To avoid answering several of these, I am going to lay out my favorite theory behind them. Not everything in this answer is fully relevant to this question, but to the others like it here. This is officially redundant. Someone here already said this, but they used heavy notation that seems unnecessarily precise, and off-putting.
Because of the way English usually works, we are tempted to hear the subjunctive statement as an indicative one -- saying that for any time before six, if I started then, I would most likely arrive before noon.
But since this is a subjunctive implication, it means there is an untested or disputed theory behind it, which I currently accept and am basing my deduction upon. That theory is incomplete and might be wrong. If I find some aspect that shoots down my theory, then the statement loses its meaning.
In this case, the idea that I drive equally well at all times seems to be part of the theory. If it fails, the implication does not have any force.
So in this case, if I left at 5:50, I might arrive before noon, because that time before six is one where my theory still holds. But if I left at 5, I would navigate worse. So I have made an even more drastic correction than I would have needed to (strengthening the antecedent), and the correction itself has caused other unstated preconditions to break down.

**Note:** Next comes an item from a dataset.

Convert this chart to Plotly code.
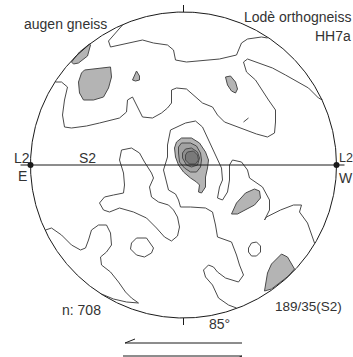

So this seems to disprove the statement, but in fact it only disproves the unstated theory behind it. In a more complex case, more than one thing might have gone wrong to make the assertion fail. If I have misidentified what antecedent is too weak, strengthening a different one can make it seem like I am being careful, when, in fact, I am just hiding productive lines of inquiry.
When working with subjunctive statements, in order to make real deductions, one needs to know the 'range of all possible worlds under consideration' basically, to know the theory under which the implication would be valid. The problem is that folks usually cannot articulate those theories.
One formal way of dealing with this is to consider 'modal' statements made in the subjunctive as always true. There is bound to be some bizarre theory on the basis of which they would be true. But then we need to require removing (or 'relativizing') the subjunctive before we make deductions from it.
We can truly remove the subjunctive only by turning it into a complex implication "my theory => S", and since we cannot articulate "my theory" by mind-reading the source of the statement, we have to guess as to the completeness of our understanding of the theory.
This approach is called "modal suspension", because proceeding forward from the proposition is "suspended" by the "mood", awaiting further analysis. And it implies that your confidence in the statement depends on whether the theory has been largely identified and satisfied, or whether you believe the source based on relevant experience.